全ては、音楽のTPOとストーリーで、”オレはこの曲をこういうつもり、こういう気持ちで書いた”、というところがありきで、そこに持って行く為の作業がレコーディングでありエンジニアリングなんです。だから目標は、自らが思う楽曲のTPOに対して完璧なサウンドに寄り添うこと。ここはローファイが良いけど、ここはハイファイの方がいい、テープのヒスは良いけど、ここのデジタルのノイズは全然いらないねとか、かなり細かくイメージがあります。自分が思ったよりハイファイになってしまったり、ローファイになってしまうこともある。録る時のちょっとした取捨選択の判断ミスでこの曲はもっとこうしたかった、となることもありますよ。
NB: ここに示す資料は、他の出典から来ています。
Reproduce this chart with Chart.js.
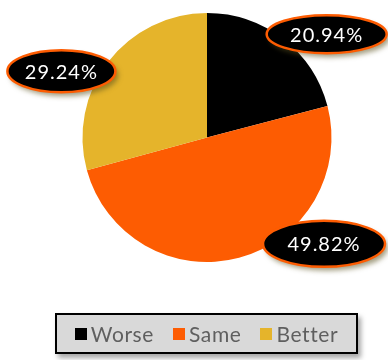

そこは今でも大変だし、日々戦いです。
サウンドプロデュースに哲学はありますか?
エンジニアリングが上手くできたか、上手くできなかったかというところは、実はみんなの評価ではない。みんなが良いと言ってくれたとしても、それが自分がやりたいと思っているものと違う場合、エンジニアリングは失敗している。では、やりたいことが上手くいった時に受け入れられなく、自分が失敗したときに受け入れられることが起きた場合にはどうするのかという問題が出てきますよね。”みんながオレに求めているものはこっちだけど、オレがやりたいものとは違うんだ、どうしよう?”と。人間人生そう言うこともたくさんあります(笑)。10年やっているので、当然そう言うことの選択は何度もありました。結論から言うと、それはお客さんの言ってることを聞いていた方が正しい。”やりたいこと”というのは、大抵、自分が憧れているもので、実際は、自分に向いていないものである傾向がある。お客さんは素直な目線で見ているので、自分に向いているものは自然に見えている。だから、自分が思っているものは、皆が見えているものとは違うんだと思うようにしています。
今、岸田教団&明星ロケッツは、サウンドの変革期にあります。ギターのサウンドもキレイな音のものだけだったら飽きてしまうので、エフェクタを使って変な音にしたり、歪ませたりしますよね。一通りハイファイな感じに飽きたので、これからは、よりアグレッシブな感じになって行くと思います。僕は、電気回路でも、オーバードライブでもスタンダードでセンスがよいものが好きなので、今後の作品も楽しみにしていただきたいですね。